National Press Club

Trump supporters are scared, Gates tells Press Club Luncheon

March 16, 2016 | By Heather Forsgren Weaver |

Ken Burns and Henry Louis Gates, Jr. have a conversation about race in America at a March 14, 2016 NPC luncheon event. Club member Michael Fletcher moderates.

Ken Burns and Henry Louis Gates, Jr. have a conversation about race in America at a March 14, 2016 NPC luncheon event. Club member Michael Fletcher moderates.

Photo/Image: Marshall H. Cohen

Republican frontrunner Donald Trump is speaking to a “deep set of fear within a large segment of the American community,” but Trump opponents shouldn’t mock his supporters, Henry Louis Gates, Jr. told a sold-out National Press Club Luncheon on March 14.

“We have all been frightened,” Gates said. “You can’t mock the people who are frightened.”

In an unusual luncheon format, Gates participated in a conversation about race with documentary-filmmaker and NPC member Ken Burns. The discussion was moderated by NPC member Michael Fletcher, a reporter for ESPN’s Undefeated – a digital site launching soon that plans to provide in-depth reporting, commentary and insight on race and culture through the lens of sports.

Burns agreed with Gates that mocking Trump supporters is not helpful. Both said that calling them “trailer trash” is offensive.

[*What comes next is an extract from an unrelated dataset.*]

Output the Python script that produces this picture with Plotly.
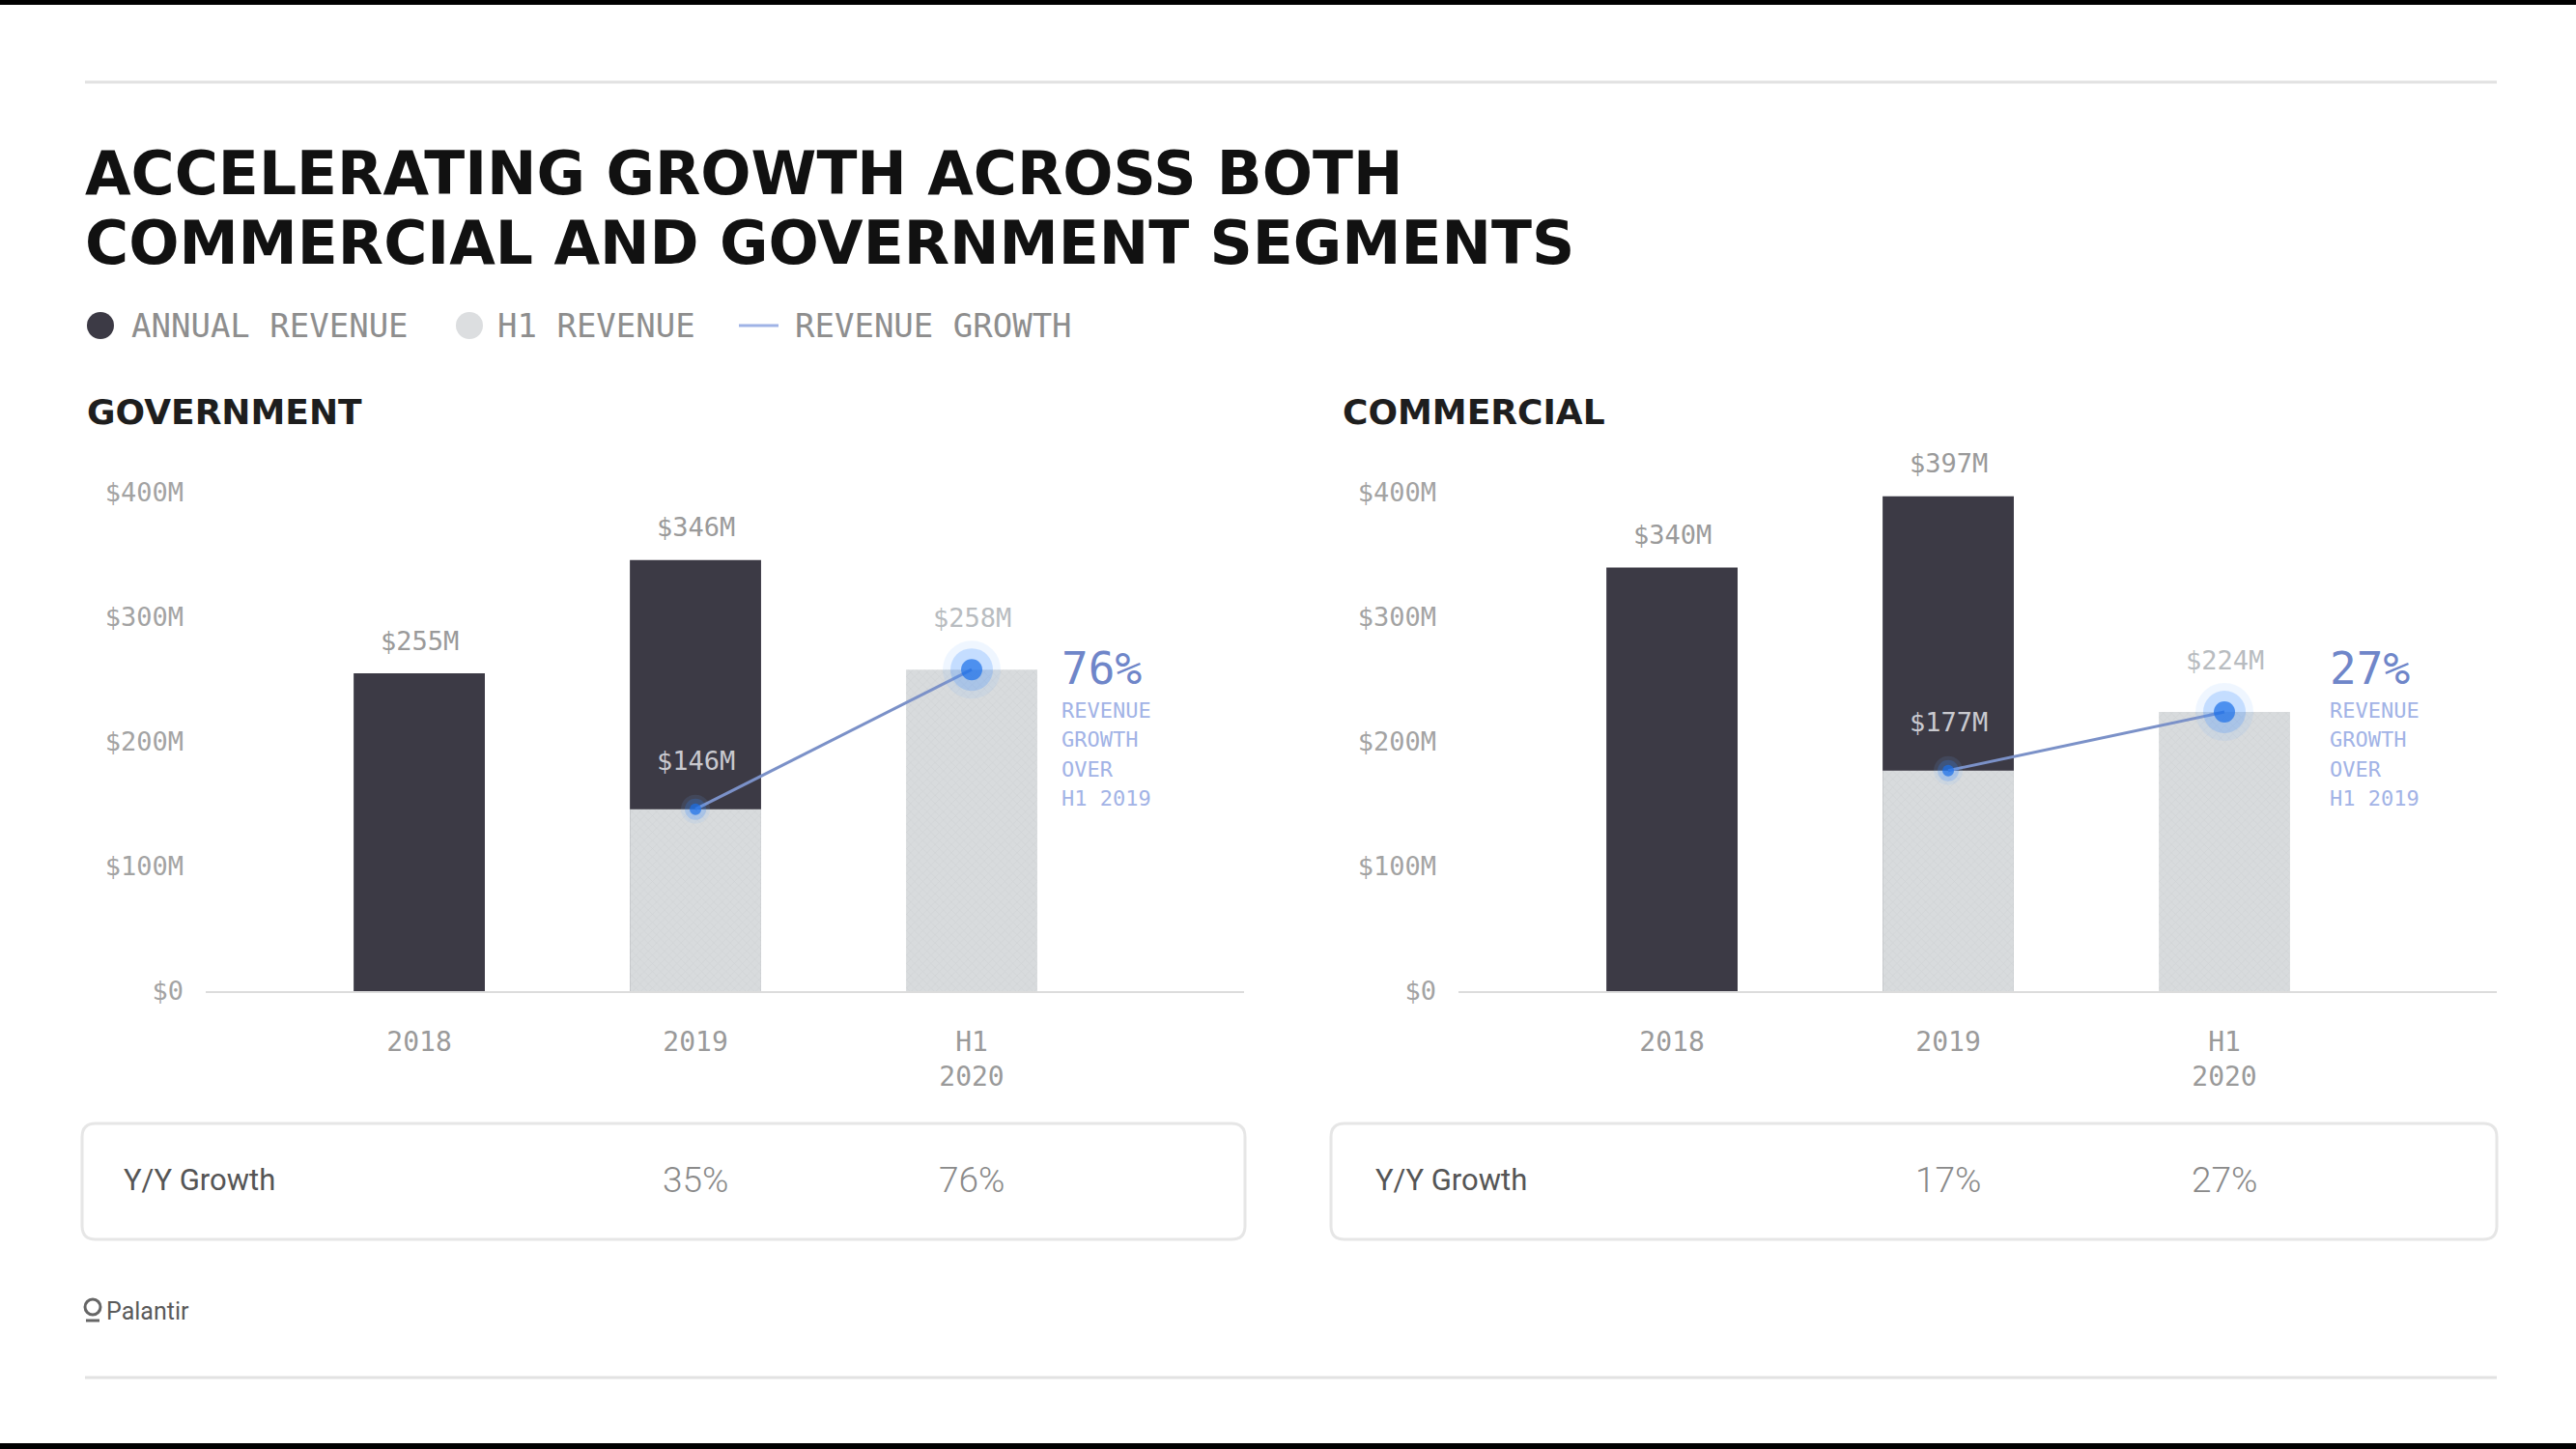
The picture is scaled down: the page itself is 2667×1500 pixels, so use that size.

That is not to say that racism does not exist. Burns called the current mood in the country “a retrograde moment.” He noted that comments posted online about the trailer for his upcoming documentary on Jackie Robinson, which includes President Barack Obama and First Lady Michelle Obama talking about marriage, were reminiscent of stuff you would read in the 1880’s about lynching.

“The vitriol just for the fact that there is a black man who is president talking about marriage is so instructive,” Burns said. “It helps to show you what lies beneath the mob.”

The film about Jackie Robinson, which is set to air on PBS April 11 and 12, is an attempt to peel away the tropes that have surrounded the man that broke the color barrier in Major League Baseball, Burns said.

“In some ways, Jackie has been burdened, has been smothered, by the barnacles of the sentimentality and nostalgia. He has been made into a two-dimensional narrative, almost Christ-like figure. It doesn’t reflect the whole person. What we found was we could liberate him,” Burns said.

One of the myths surrounding Robinson, that Burns admits he continued in his 1994 film on baseball, is that PeeWee Reese crossed over the field in Cincinnati to put his arm around Robinson in a moment of solidarity. It never happened.

“There is no mention in Jackie’s autobiography. There is no mention in the white press. More importantly, there is no mention in the black press, which would have done 20 related stories if that had happened. Baseball etiquette suggests that you don’t do that. That first season, Jackie is at first base, PeeWee is at shortstop. You don’t walk across the diamond to do that for any reason,” Burns said.

The myth was created because white folks wanted to prove they had supported Robinson. It was validated by a picture that was probably taken after Robinson was playing second base. Reese and Robinson “made a play together or told each other a joke and they ended up with their arms around each other and [the myth] it migrated.”